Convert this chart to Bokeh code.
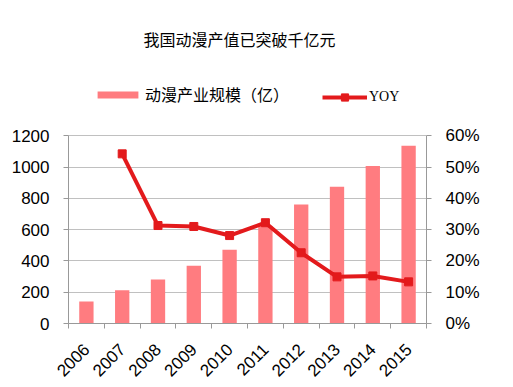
from bokeh.plotting import figure
from bokeh.models import (Range1d, LinearAxis, FixedTicker, NumeralTickFormatter,
                          Legend, LegendItem, ColumnDataSource, Label)
from bokeh.embed import file_html
from bokeh.resources import INLINE
import math

title_text = "我国动漫产值已突破千亿元"
years = ["2006", "2007", "2008", "2009", "2010", "2011", "2012", "2013", "2014", "2015"]
scale_values = [141, 213, 281, 369, 471, 622, 761, 874, 1006, 1136]
yoy_years = ["2007", "2008", "2009", "2010", "2011", "2012", "2013", "2014", "2015"]
yoy_values = [0.542, 0.313, 0.310, 0.281, 0.322, 0.226, 0.149, 0.152, 0.133]
bar_label = "动漫产业规模（亿）"
line_label = "YOY"
left_ticks = [0, 200, 400, 600, 800, 1000, 1200]
right_ticks = [0, 0.1, 0.2, 0.3, 0.4, 0.5, 0.6]

BAR = "#FF7C80"
LINE = "#E31A1C"
AXIS = "#999999"
CJK = "Noto Sans CJK SC"
LAT = "Liberation Sans"

idx = {y: i for i, y in enumerate(years)}
bar_src = ColumnDataSource(dict(x=[idx[y] for y in years], top=scale_values))
line_src = ColumnDataSource(dict(x=[idx[y] for y in yoy_years], y=yoy_values))

# the frame reaches up to the title area; axes are bounded to the data span
p = figure(width=505, height=385, frame_width=358, frame_height=313,
           output_backend="svg", toolbar_location=None,
           x_range=Range1d(-0.5, len(years) - 0.5), y_range=Range1d(0, 2000),
           min_border_left=68, min_border_right=79, min_border_top=10, min_border_bottom=62)
p.outline_line_color = None
p.background_fill_color = "white"
p.border_fill_color = "white"
p.extra_y_ranges = {"pct": Range1d(0, 1.0)}

# grid
p.xgrid.visible = False
p.ygrid.grid_line_color = "#808080"
p.ygrid.grid_line_dash = "1 1"
p.ygrid.ticker = FixedTicker(ticks=left_ticks)

bars = p.vbar(x="x", top="top", width=0.4, source=bar_src, fill_color=BAR, line_color=None)
line = p.line(x="x", y="y", source=line_src, y_range_name="pct", line_color=LINE, line_width=4)
marks = p.scatter(x="x", y="y", source=line_src, y_range_name="pct", marker="square",
                  size=8, fill_color=LINE, line_color=LINE)

# x axis
xa = p.xaxis[0]
xa.ticker = FixedTicker(ticks=list(range(len(years))),
                        minor_ticks=[i - 0.5 for i in range(len(years) + 1)])
xa.major_label_overrides = {i: y for i, y in enumerate(years)}
xa.major_tick_out = 0
xa.major_tick_in = 0
xa.minor_tick_out = 5
xa.minor_tick_in = 0
xa.minor_tick_line_color = AXIS
xa.axis_line_color = AXIS
xa.major_label_orientation = math.pi / 4
xa.major_label_text_font = LAT
xa.major_label_text_font_size = "17px"
xa.major_label_text_color = "black"
xa.major_label_standoff = 18

# left axis
ya = p.yaxis[0]
ya.ticker = FixedTicker(ticks=left_ticks)
ya.bounds = (0, 1200)
ya.major_tick_out = 5
ya.major_tick_in = 0
ya.minor_tick_line_color = None
ya.major_tick_line_color = AXIS
ya.axis_line_color = AXIS
ya.major_label_text_font = LAT
ya.major_label_text_font_size = "17px"
ya.major_label_text_color = "black"
ya.major_label_standoff = 14

# right axis
ra = LinearAxis(y_range_name="pct", ticker=FixedTicker(ticks=right_ticks),
                formatter=NumeralTickFormatter(format="0%"), bounds=(0, 0.6))
ra.major_tick_out = 5
ra.major_tick_in = 0
ra.minor_tick_line_color = None
ra.major_tick_line_color = AXIS
ra.axis_line_color = AXIS
ra.major_label_text_font = LAT
ra.major_label_text_font_size = "17px"
ra.major_label_text_color = "black"
ra.major_label_standoff = 14
p.add_layout(ra, "right")

# title
p.add_layout(Label(x=171, y=285, x_units="screen", y_units="screen", text=title_text,
                   text_align="center", text_baseline="middle", text_font=CJK,
                   text_font_size="16px", text_color="black"))

# legends (area legend glyphs are inset by 10% on each side)
leg1 = Legend(items=[LegendItem(label=bar_label, renderers=[bars])],
              location=(24, 217), glyph_width=51, glyph_height=9, label_standoff=2,
              padding=0, margin=0, border_line_color=None, background_fill_alpha=0,
              label_text_font="Liberation Serif, Noto Sans CJK SC",
              label_text_font_size="16px", label_text_color="black")
leg2 = Legend(items=[LegendItem(label=line_label, renderers=[line, marks])],
              location=(254, 217), glyph_width=45, glyph_height=18, label_standoff=2,
              padding=0, margin=0, border_line_color=None, background_fill_alpha=0,
              label_text_font="Liberation Serif",
              label_text_font_size="14px", label_text_color="black")
p.add_layout(leg1, "center")
p.add_layout(leg2, "center")

open("out.html", "w").write(file_html(p, INLINE))
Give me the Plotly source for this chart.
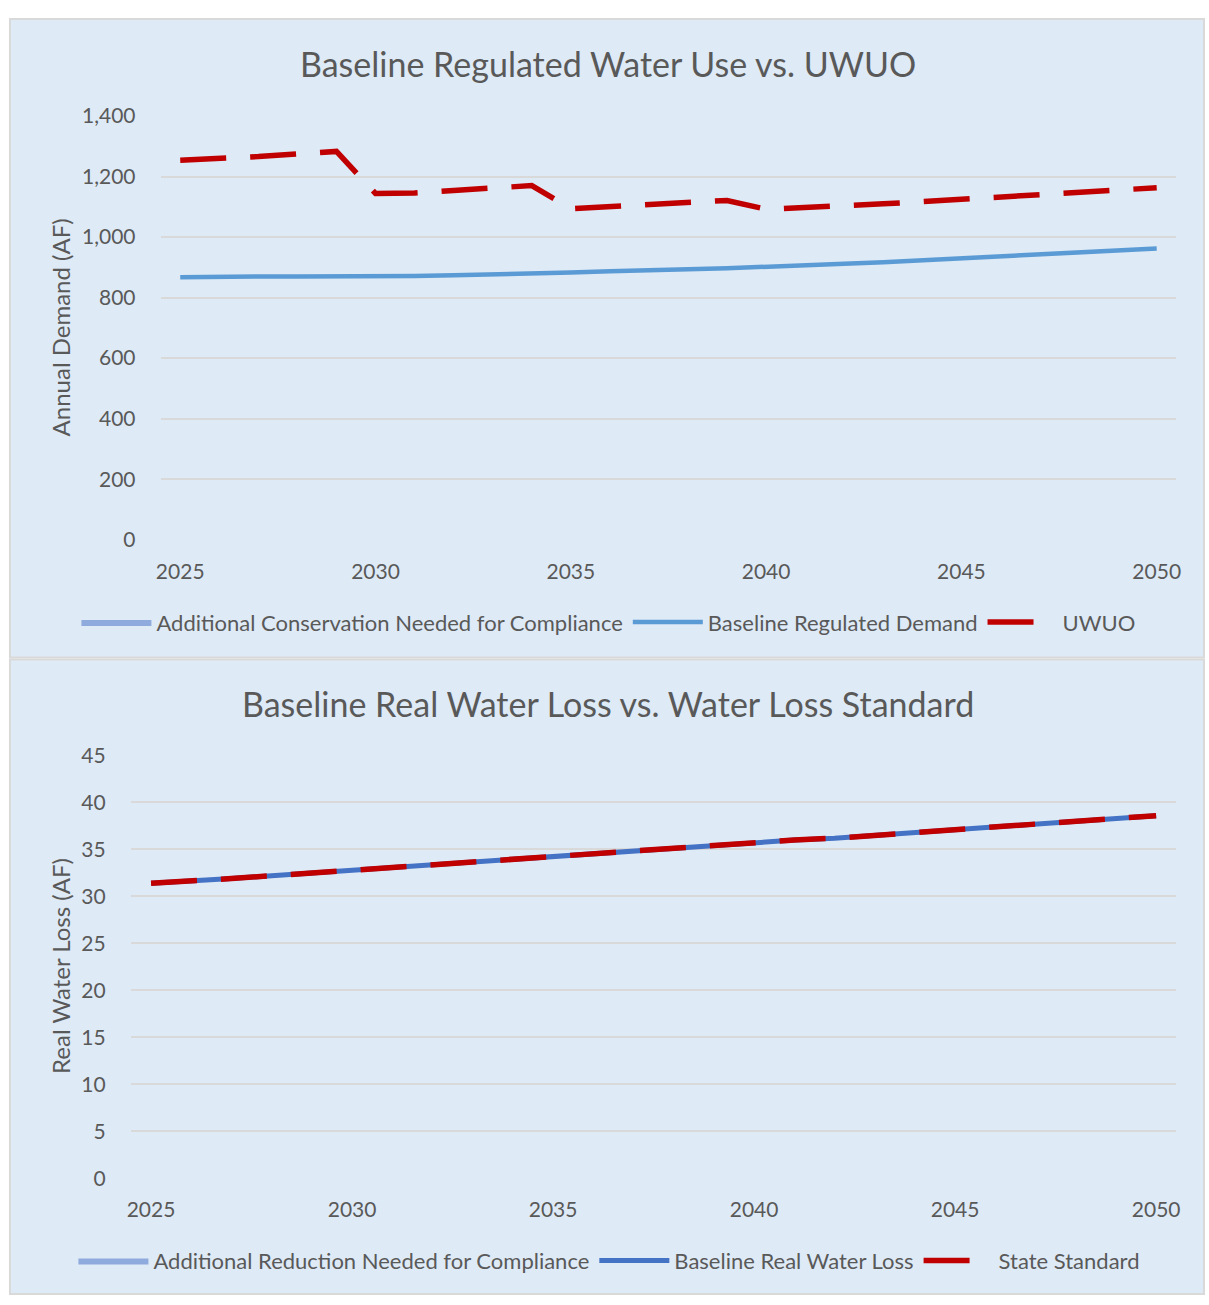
import plotly.graph_objects as go

years = list(range(2025, 2051))

# top chart: regulated water use (AF)
baseline_demand = [867, 870, 870, 870, 870, 870, 871, 874, 876, 879, 883, 887, 889,
                   894, 897, 903, 908, 912, 917, 923, 929, 936, 942, 949, 955, 962]
uwuo = [1254, 1259, 1266, 1275, 1283, 1144, 1146, 1154, 1162, 1170, 1094, 1100, 1107,
        1114, 1121, 1092, 1097, 1103, 1110, 1117, 1124, 1131, 1139, 1147, 1155, 1163]
extra_conservation = [0] * len(years)

# bottom chart: real water loss (AF)
baseline_loss = [31.4, 31.6, 31.9, 32.2, 32.5, 32.8, 33.1, 33.4, 33.7, 34.0, 34.3, 34.5, 34.8,
                 35.1, 35.4, 35.7, 36.0, 36.2, 36.5, 36.8, 37.1, 37.4, 37.7, 38.0, 38.3, 38.6]
state_standard = list(baseline_loss)
extra_reduction = [0] * len(years)

FONT = "Lato"
GREY = "#595959"
PANEL = "#deeaf6"
GRID = "#d9d9d9"
W, H = 1209, 1305

fig = go.Figure()

# top chart traces
fig.add_trace(go.Scatter(x=years, y=extra_conservation, name="Additional Conservation Needed for Compliance",
                         fill="tozeroy", fillcolor="#8faadc", line=dict(width=0, color="#8faadc"),
                         mode="lines", xaxis="x", yaxis="y", legend="legend"))
fig.add_trace(go.Scatter(x=years, y=baseline_demand, name="Baseline Regulated Demand",
                         line=dict(color="#5b9bd5", width=4.5), mode="lines",
                         xaxis="x", yaxis="y", legend="legend"))
fig.add_trace(go.Scatter(x=years, y=uwuo, name="UWUO",
                         line=dict(color="#c00000", width=5.5, dash="46px,24px"), mode="lines",
                         xaxis="x", yaxis="y", legend="legend"))

# bottom chart traces
fig.add_trace(go.Scatter(x=years, y=extra_reduction, name="Additional Reduction Needed for Compliance",
                         fill="tozeroy", fillcolor="#8faadc", line=dict(width=0, color="#8faadc"),
                         mode="lines", xaxis="x2", yaxis="y2", legend="legend2"))
fig.add_trace(go.Scatter(x=years, y=baseline_loss, name="Baseline Real Water Loss",
                         line=dict(color="#4472c4", width=5), mode="lines",
                         xaxis="x2", yaxis="y2", legend="legend2"))
fig.add_trace(go.Scatter(x=years, y=state_standard, name="State Standard",
                         line=dict(color="#c00000", width=5.5, dash="46px,24px"), mode="lines",
                         xaxis="x2", yaxis="y2", legend="legend2"))

tickfont = dict(family=FONT, size=21, color=GREY)
xcommon = dict(range=[2024.5, 2050.5], tickvals=[2025, 2030, 2035, 2040, 2045, 2050],
               showgrid=False, zeroline=False, showline=False,
               ticks="outside", ticklen=13, tickcolor="rgba(0,0,0,0)", tickfont=tickfont)
ycommon = dict(showgrid=True, gridcolor=GRID, gridwidth=1.5, zeroline=False, showline=False,
               ticks="outside", ticklen=20, tickcolor="rgba(0,0,0,0)", tickfont=tickfont)

legend_common = dict(orientation="h", bgcolor="rgba(0,0,0,0)", font=dict(family=FONT, size=22, color=GREY),
                     itemwidth=70, tracegroupgap=0, xanchor="left", yanchor="middle")

fig.update_layout(
    width=W, height=H,
    margin=dict(l=0, r=0, t=0, b=0),
    paper_bgcolor="white",
    plot_bgcolor="rgba(0,0,0,0)",
    xaxis=dict(domain=[157 / W, 1181 / W], anchor="y", **xcommon),
    yaxis=dict(domain=[1 - 536 / H, 1 - 104 / H], anchor="x", range=[0, 1400], dtick=200,
               tickformat=",d", **ycommon),
    xaxis2=dict(domain=[127 / W, 1181 / W], anchor="y2", **xcommon),
    yaxis2=dict(domain=[1 - 1187 / H, 1 - 756 / H], anchor="x2", range=[0, 45], dtick=5, **ycommon),
    legend=dict(x=72 / W, y=1 - 620 / H, **legend_common),
    legend2=dict(x=69 / W, y=1 - 1271 / H, **legend_common),
    showlegend=True,
    shapes=[
        dict(type="rect", xref="paper", yref="paper", x0=5 / W, x1=1, y0=1 - 656 / H, y1=1 - 5 / H,
             fillcolor=PANEL, line=dict(color=GRID, width=2), layer="below"),
        dict(type="rect", xref="paper", yref="paper", x0=5 / W, x1=1, y0=0, y1=1 - 658 / H,
             fillcolor=PANEL, line=dict(color=GRID, width=2), layer="below"),
    ],
    annotations=[
        dict(text="Baseline Regulated Water Use vs. UWUO", xref="paper", yref="paper",
             x=608 / W, y=1 - 50 / H, showarrow=False, xanchor="center", yanchor="middle",
             font=dict(family=FONT, size=34, color=GREY)),
        dict(text="Baseline Real Water Loss vs. Water Loss Standard", xref="paper", yref="paper",
             x=608 / W, y=1 - 703 / H, showarrow=False, xanchor="center", yanchor="middle",
             font=dict(family=FONT, size=34, color=GREY)),
        dict(text="Annual Demand (AF)", xref="paper", yref="paper", textangle=-90,
             x=56 / W, y=1 - 320 / H, showarrow=False, xanchor="center", yanchor="middle",
             font=dict(family=FONT, size=24, color=GREY)),
        dict(text="Real Water Loss (AF)", xref="paper", yref="paper", textangle=-90,
             x=56 / W, y=1 - 971 / H, showarrow=False, xanchor="center", yanchor="middle",
             font=dict(family=FONT, size=24, color=GREY)),
    ],
)

# drop the default page margin so the figure sits flush in the window
fig.write_html("out.html", config={"displayModeBar": False},
               post_script="document.body.style.margin='0';")
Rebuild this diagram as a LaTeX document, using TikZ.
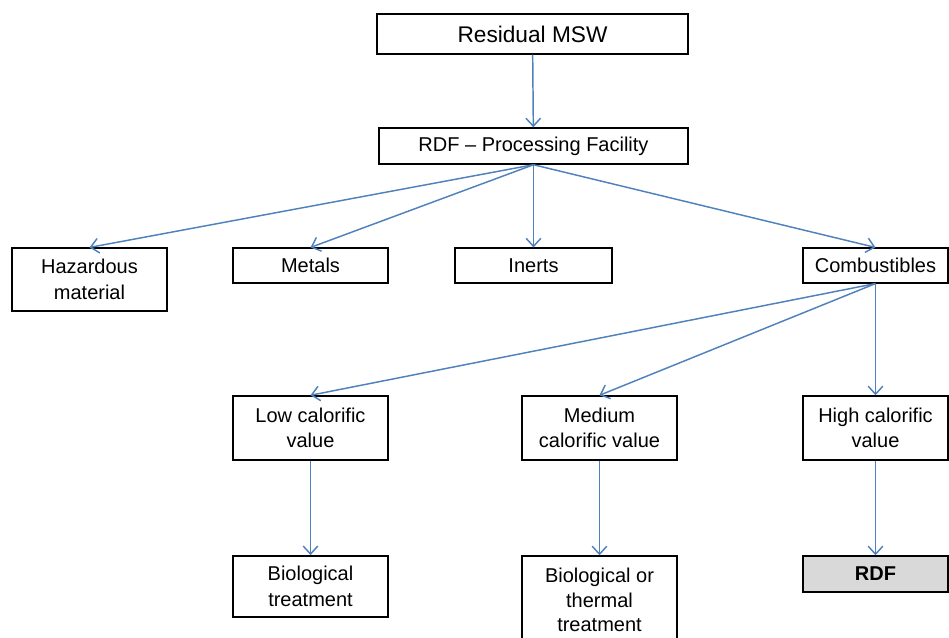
\documentclass[tikz,border=0pt]{standalone}
\usepackage{fontspec}
\setmainfont{Liberation Sans}
\usetikzlibrary{arrows.meta}

\begin{document}
\begin{tikzpicture}[x=0.75pt,y=0.75pt,yscale=-1,xscale=1,
  box/.style={draw, line width=1.1pt, align=center, inner sep=0pt, font=\fontsize{15}{19}\selectfont},
  flow/.style={draw={rgb, 255:red, 79; green, 129; blue, 189 }, line width=1.1pt, -{Straight Barb[length=6pt,width=11pt]}}]
%set diagram left start at 0, and has height of 637
\clip (0,0) rectangle (949,637);

% Text Node
\node [box, minimum width=233pt, minimum height=30pt, font=\fontsize{17}{20}\selectfont] (msw) at (532.5,34) {Residual MSW};
% Text Node
\node [box, minimum width=232pt, minimum height=27pt] (rdfpf) at (533.5,146) {RDF -- Processing Facility};

% Text Node
\node [box, minimum width=116pt, minimum height=47pt] (haz) at (89.5,279.5) {Hazardous\\material};
% Text Node
\node [box, minimum width=116pt, minimum height=26pt] (metals) at (310.5,265.5) {Metals};
% Text Node
\node [box, minimum width=118pt, minimum height=26pt] (inerts) at (533.5,265.5) {Inerts};
% Text Node
\node [box, minimum width=109pt, minimum height=26pt] (comb) at (875.5,265.5) {Combustibles};

% Text Node
\node [box, minimum width=116pt, minimum height=48pt] (low) at (310.5,428) {Low calorific\\value};
% Text Node
\node [box, minimum width=116pt, minimum height=48pt] (med) at (599.5,428) {Medium\\calorific value};
% Text Node
\node [box, minimum width=109pt, minimum height=48pt] (high) at (875.5,428) {High calorific\\value};

% Text Node
\node [box, minimum width=116pt, minimum height=46pt] (bio) at (310.5,586.5) {Biological\\treatment};
% Text Node
\node [box, minimum width=116pt, minimum height=66pt, font=\fontsize{15}{18.5}\selectfont] (bioth) at (599.5,600) {Biological or\\thermal\\treatment};
% Text Node
\node [box, minimum width=109pt, minimum height=27pt, fill={rgb, 255:red, 217; green, 217; blue, 217 }, font=\fontsize{15}{19}\selectfont\bfseries] (rdf) at (875.5,574) {RDF};

%Straight Lines
\draw [flow] (msw) -- (rdfpf);
\draw [flow] (rdfpf.south) -- (haz.north);
\draw [flow] (rdfpf.south) -- (metals.north);
\draw [flow] (rdfpf.south) -- (inerts.north);
\draw [flow] (rdfpf.south) -- (comb.north);
%Straight Lines
\draw [flow] (comb.south) -- (low.north);
\draw [flow] (comb.south) -- (med.north);
\draw [flow] (comb.south) -- (high.north);
%Straight Lines
\draw [flow] (low) -- (bio);
\draw [flow] (med) -- (bioth);
\draw [flow] (high) -- (rdf);

\end{tikzpicture}
\end{document}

◆ **Set task**
Transcribe exactly, with no pictures, the lines running from the first line of the material through the line holding "p.ygrid.ticker = FixedTicker(ticks=left_ticks)".

◆ **Solution for this exercise**
Convert this chart to Bokeh code.
from bokeh.plotting import figure
from bokeh.models import (Range1d, LinearAxis, FixedTicker, NumeralTickFormatter,
                          Legend, LegendItem, ColumnDataSource, Label)
from bokeh.embed import file_html
from bokeh.resources import INLINE
import math

title_text = "我国动漫产值已突破千亿元"
years = ["2006", "2007", "2008", "2009", "2010", "2011", "2012", "2013", "2014", "2015"]
scale_values = [141, 213, 281, 369, 471, 622, 761, 874, 1006, 1136]
yoy_years = ["2007", "2008", "2009", "2010", "2011", "2012", "2013", "2014", "2015"]
yoy_values = [0.542, 0.313, 0.310, 0.281, 0.322, 0.226, 0.149, 0.152, 0.133]
bar_label = "动漫产业规模（亿）"
line_label = "YOY"
left_ticks = [0, 200, 400, 600, 800, 1000, 1200]
right_ticks = [0, 0.1, 0.2, 0.3, 0.4, 0.5, 0.6]

BAR = "#FF7C80"
LINE = "#E31A1C"
AXIS = "#999999"
CJK = "Noto Sans CJK SC"
LAT = "Liberation Sans"

idx = {y: i for i, y in enumerate(years)}
bar_src = ColumnDataSource(dict(x=[idx[y] for y in years], top=scale_values))
line_src = ColumnDataSource(dict(x=[idx[y] for y in yoy_years], y=yoy_values))

# the frame reaches up to the title area; axes are bounded to the data span
p = figure(width=505, height=385, frame_width=358, frame_height=313,
           output_backend="svg", toolbar_location=None,
           x_range=Range1d(-0.5, len(years) - 0.5), y_range=Range1d(0, 2000),
           min_border_left=68, min_border_right=79, min_border_top=10, min_border_bottom=62)
p.outline_line_color = None
p.background_fill_color = "white"
p.border_fill_color = "white"
p.extra_y_ranges = {"pct": Range1d(0, 1.0)}

# grid
p.xgrid.visible = False
p.ygrid.grid_line_color = "#808080"
p.ygrid.grid_line_dash = "1 1"
p.ygrid.ticker = FixedTicker(ticks=left_ticks)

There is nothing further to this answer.